— start —

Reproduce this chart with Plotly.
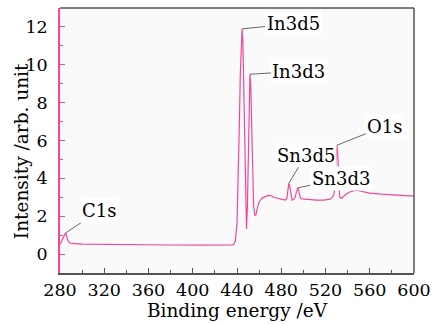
import plotly.graph_objects as go

# XPS survey spectrum (binding energy in eV, intensity in arb. units)
energy = [280, 281, 282.5, 284, 285, 286, 287, 288.5, 291, 300, 320, 350, 380, 410, 430,
          435, 437, 438.5, 440, 441, 442, 443, 444, 444.6, 445.3, 446.2, 447, 447.8, 448.6,
          449.4, 450.2, 451, 451.7, 452.4, 453.2, 454, 455, 456, 457, 458.5, 460, 462.5,
          464, 466, 468.6, 471, 473, 476, 479, 483.4, 485, 485.8, 486.9, 487.8, 488.8,
          489.8, 491, 492.5, 493.8, 495, 496, 497.2, 498.7, 505, 512, 518.7, 524, 526,
          527.6, 528.6, 529.4, 530.3, 531, 531.8, 532.9, 534.5, 537, 539.3, 542, 545, 548.2,
          551, 555, 560, 570, 580, 590, 598, 600]
intensity = [0.50, 0.62, 0.85, 1.06, 1.12, 0.96, 0.74, 0.60, 0.56, 0.53, 0.51, 0.50, 0.48,
             0.47, 0.46, 0.48, 0.51, 0.70, 1.60, 3.50, 6.50, 9.50, 11.50, 11.90, 11.30,
             8.50, 5.00, 2.50, 1.33, 2.50, 5.50, 8.30, 9.50, 9.00, 7.00, 4.50, 2.60, 2.05,
             2.05, 2.45, 2.75, 2.95, 3.00, 3.05, 3.10, 3.08, 3.00, 2.95, 2.90, 2.85, 2.92,
             3.30, 3.75, 3.55, 3.05, 2.85, 2.88, 3.00, 3.30, 3.50, 3.30, 2.98, 2.92, 2.87,
             2.85, 2.85, 2.90, 2.98, 3.16, 3.70, 4.80, 5.75, 5.30, 3.90, 3.00, 2.95, 3.10,
             3.20, 3.28, 3.35, 3.39, 3.33, 3.27, 3.22, 3.17, 3.13, 3.10, 3.08, 3.06]

# Peak labels: (text, energy, intensity, label offset x, label offset y)
peak_labels = ["C1s", "In3d5", "In3d3", "Sn3d5", "Sn3d3", "O1s"]
peak_energy = [285.2, 444.6, 451.7, 486.9, 495.0, 530.3]
peak_height = [1.12, 11.90, 9.50, 3.75, 3.50, 5.75]
label_dx = [33, 51, 49, 17, 43, 48]
label_dy = [-22, -5, -3, -28, -9, -19]

x_ticks = [280, 320, 360, 400, 440, 480, 520, 560, 600]
y_ticks = [0, 2, 4, 6, 8, 10, 12]

PINK = "#f0489a"
FRAME = "#555555"
FONT = "DejaVu Serif"

fig = go.Figure()
fig.add_trace(go.Scatter(x=energy, y=intensity, mode="lines",
                         line=dict(color=PINK, width=1.2), hoverinfo="skip"))

for txt, ex, iy, dx, dy in zip(peak_labels, peak_energy, peak_height, label_dx, label_dy):
    fig.add_annotation(x=ex, y=iy, text=txt, showarrow=True, arrowhead=0,
                       arrowwidth=0.8, arrowcolor="#444444", ax=dx, ay=dy,
                       bgcolor="white", borderpad=1,
                       font=dict(family=FONT, size=18, color="black"))

# vertical axis title, set slightly below the middle of the axis
fig.add_annotation(xref="paper", yref="paper", x=-0.11, y=0.46, text="Intensity /arb. unit",
                   textangle=-90, showarrow=False, xanchor="center", yanchor="middle",
                   font=dict(family=FONT, size=18.5, color="black"))

# dark frame on top and right, pink left axis line
fig.add_shape(type="line", xref="paper", yref="paper", x0=0, x1=1, y0=1, y1=1,
              line=dict(color=FRAME, width=1.5))
fig.add_shape(type="line", xref="paper", yref="paper", x0=1, x1=1, y0=0, y1=1,
              line=dict(color=FRAME, width=1.5))

fig.update_xaxes(range=[280, 600], tickvals=x_ticks, ticks="inside", ticklen=5,
                 tickcolor=FRAME, tickwidth=1, showline=True, linecolor=FRAME, linewidth=1.5,
                 minor=dict(dtick=20, ticks="inside", ticklen=3, tickcolor=FRAME),
                 showgrid=False, zeroline=False,
                 tickfont=dict(family=FONT, size=17.5, color="black"),
                 title=dict(text="Binding energy /eV", standoff=3,
                            font=dict(family=FONT, size=18.5, color="black")))
fig.update_yaxes(range=[-1, 13], tickvals=y_ticks, ticks="inside", ticklen=5,
                 tickcolor=PINK, tickwidth=1, showline=True, linecolor=PINK, linewidth=1.5,
                 minor=dict(dtick=1, ticks="inside", ticklen=3, tickcolor=PINK),
                 showgrid=False, zeroline=False, ticklabelstandoff=7,
                 tickfont=dict(family=FONT, size=17.5, color="black"))

fig.update_layout(width=439, height=324, margin=dict(l=60, r=17, t=8, b=48),
                  paper_bgcolor="white", plot_bgcolor="#fafafa", showlegend=False)

fig.write_html("out.html")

— end —

▶ [Task brief] Copy nothing but the lines from the top of the material through the line holding "import plotly.graph_objects as go", exactly as written; omit pictures.

▶ [Answer for the task]
Reproduce this chart with Plotly.
import plotly.graph_objects as go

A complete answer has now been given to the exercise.